Professor Jim Hart, director of the Arts Entrepreneurship program at SMU, grabbed the gold and a cash prize of 750 dollars in the recent USASBE Spark! competition for his effective entrepreneurial classroom exercises.
Hart, a graduate of the SMU theatre program, has been teaching at SMU for about two and half years after coming back from Olan Norway where he had started a theatre conservatory.
To win the competition, Hart entered an exercise focused on producing customer centered products and services.
“It’s important, if you want to profit, that your audience, wants what you are offering,” said Hart
The exercise he uses to drive home this idea for students and that won him the award is called “speed dating market feedback.”

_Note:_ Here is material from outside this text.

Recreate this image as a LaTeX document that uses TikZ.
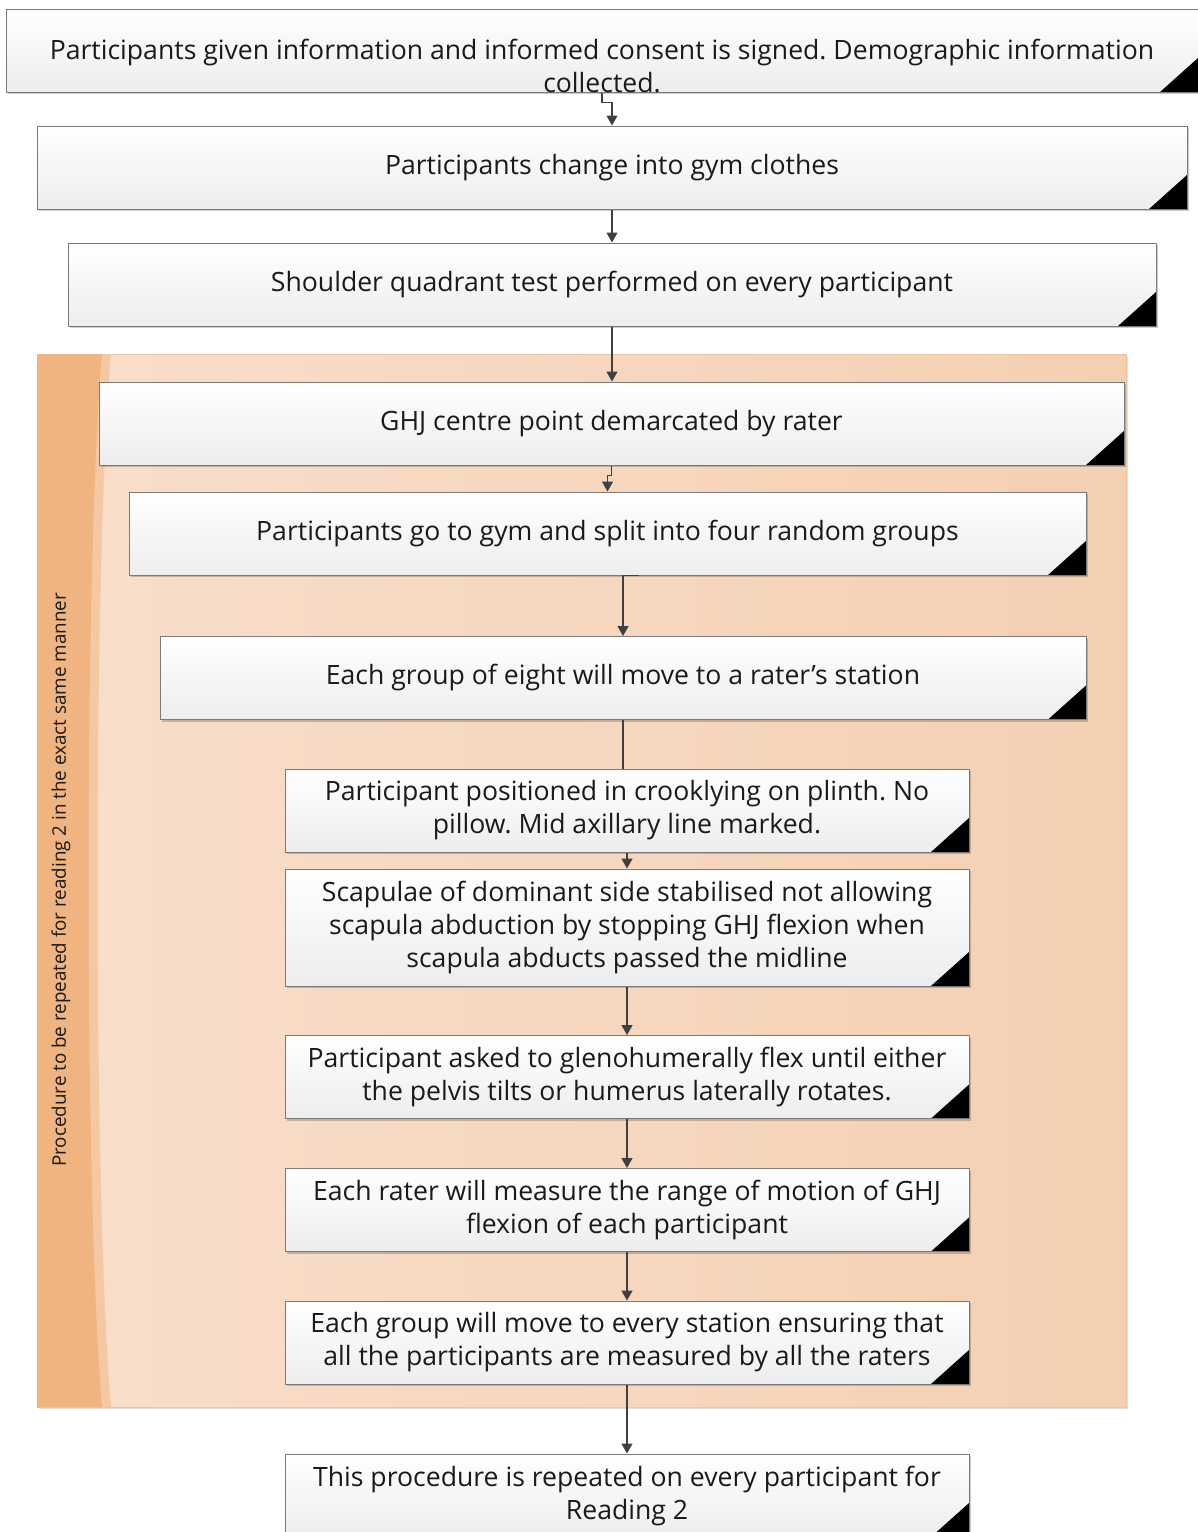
\documentclass[tikz,border=0pt]{standalone}
\usepackage{fontspec}
\setmainfont{Open Sans}
\usetikzlibrary{shadows,arrows.meta,calc}
\definecolor{panelL}{HTML}{F8DECB}
\definecolor{panelR}{HTML}{F4D0B2}
\definecolor{stripdark}{HTML}{EFB47F}
\definecolor{stripband}{HTML}{F5C8A4}
\definecolor{panelborder}{HTML}{F0C4A0}
\definecolor{boxline}{HTML}{7A7A7A}
\definecolor{boxbot}{HTML}{EDEDED}
\definecolor{txt}{HTML}{1A1A1A}
\definecolor{conncol}{HTML}{404040}
\frenchspacing
\newcommand\boxfont{\fontsize{26.6}{33}\selectfont}
\tikzset{
  box/.style={draw=boxline, line width=1pt, top color=white, bottom color=boxbot,
    minimum height=83pt, inner sep=0pt, align=center, font=\boxfont, text=txt,
    drop shadow={shadow xshift=2pt, shadow yshift=-2pt, opacity=0.2, fill=black},
    path picture={\fill[black] (path picture bounding box.south east) -- ++(-38pt,0pt) -- ++(38pt,34pt) -- cycle;}},
  conn/.style={draw=conncol, line width=1.3pt, -{Triangle[width=11pt,length=10pt]}},
  connline/.style={draw=conncol, line width=1.3pt},
  boxtext/.style={align=center, font=\boxfont, text=txt, inner sep=0pt},
}
\begin{document}
\begin{tikzpicture}[x=1pt,y=-1pt]
\useasboundingbox (0,0) rectangle (1198,1532);
% panel
\node[draw=panelborder, line width=0.8pt, left color=panelL, right color=panelR,
  minimum width=1089pt, minimum height=1053pt, inner sep=0pt,
  drop shadow={shadow xshift=2pt, shadow yshift=-2pt, opacity=0.12, fill=black}] (panel) at (581.5,880.5) {};
\fill[stripband] (37,354) -- (111,354) .. controls (93,560) and (93,1200) .. (111,1407) -- (37,1407) -- cycle;
\fill[stripdark] (37,354) -- (102,354) .. controls (84,560) and (84,1200) .. (102,1407) -- (37,1407) -- cycle;
\node[rotate=90, font=\fontsize{18.8}{22}\selectfont, text=txt, inner sep=0pt] (side) at (61,880) {Procedure to be repeated for reading 2 in the exact same manner};

% boxes
\node[box, minimum width=1192pt] (b1) at (602,50.5) {};
\node[boxtext] (t1) at (602,66.5) {Participants given information and informed consent is signed. Demographic information\\collected.};
\node[box, minimum width=1150pt] (b2) at (612,167.5) {Participants change into gym clothes};
\node[box, minimum width=1088pt] (b3) at (612,284.5) {Shoulder quadrant test performed on every participant};
\node[box, minimum width=1025pt] (b4) at (611.5,423.5) {GHJ centre point demarcated by rater};
\node[box, minimum width=957pt] (b5) at (607.5,533.5) {Participants go to gym and split into four random groups};
\node[box, minimum width=926pt] (b6) at (623,678) {Each group of eight will move to a rater’s station};
\node[box, minimum width=684pt] (b7) at (627,810.5) {Participant positioned in crooklying on plinth. No\\pillow. Mid axillary line marked.};
\node[box, minimum width=684pt, minimum height=117pt] (b8) at (627,927.5) {Scapulae of dominant side stabilised not allowing\\scapula abduction by stopping GHJ flexion when\\scapula abducts passed the midline};
\node[box, minimum width=684pt] (b9) at (627,1077) {Participant asked to glenohumerally flex until either\\the pelvis tilts or humerus laterally rotates.};
\node[box, minimum width=684pt] (b10) at (627,1210) {Each rater will measure the range of motion of GHJ\\flexion of each participant};
\node[box, minimum width=684pt] (b11) at (627,1342.5) {Each group will move to every station ensuring that\\all the participants are measured by all the raters};
\node[box, minimum width=684pt] (b12) at (627,1495.5) {This procedure is repeated on every participant for\\Reading 2};

% connectors
\draw[conn] (b1.south) -- ++(0,10) -| (b2.north);
\draw[conn] (b2.south) -- (b2.south |- b3.north);
\draw[conn] (b3.south) -- (b3.south |- b4.north);
\draw[conn] (b4.south) -- ++(0,10) -| (b5.north);
\draw[conn] ([xshift=31pt]b5.south) -| (b6.north);
\draw[connline] (b6.south) -- (b6.south |- b7.north);
\draw[conn] (b7.south) -- (b8.north);
\draw[conn] (b8.south) -- (b9.north);
\draw[conn] (b9.south) -- (b10.north);
\draw[conn] (b10.south) -- (b11.north);
\draw[conn] (b11.south) -- (b12.north);
\end{tikzpicture}
\end{document}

“The idea is that each individual has a concept,” said Hart, “They [the participants] are in two rows…each person is sitting in front of someone, and there is a total of six minutes between the two people. In my three minutes, I pitch my idea to you as quickly as I can, and you give me feedback…in an hour class you get nine to 10 points of market feedback.”
Hart said that he believes having a background in arts entrepreneurship can make students more profitable out in the real world because they can think “entrepreneurially,” for themselves, or, “intrapreneurally,” as a contributing member of any company they may find themselves working for.
Hart said, “what I found is about a 90 percent success rate [for customer centered ideas]. When you know who you are creating for specifically…there is a much higher likelihood that that person is going to be interested in what you are offering.”
“I encourage them [students] to build it in their dorm room, if you can. Start now,” said Hart.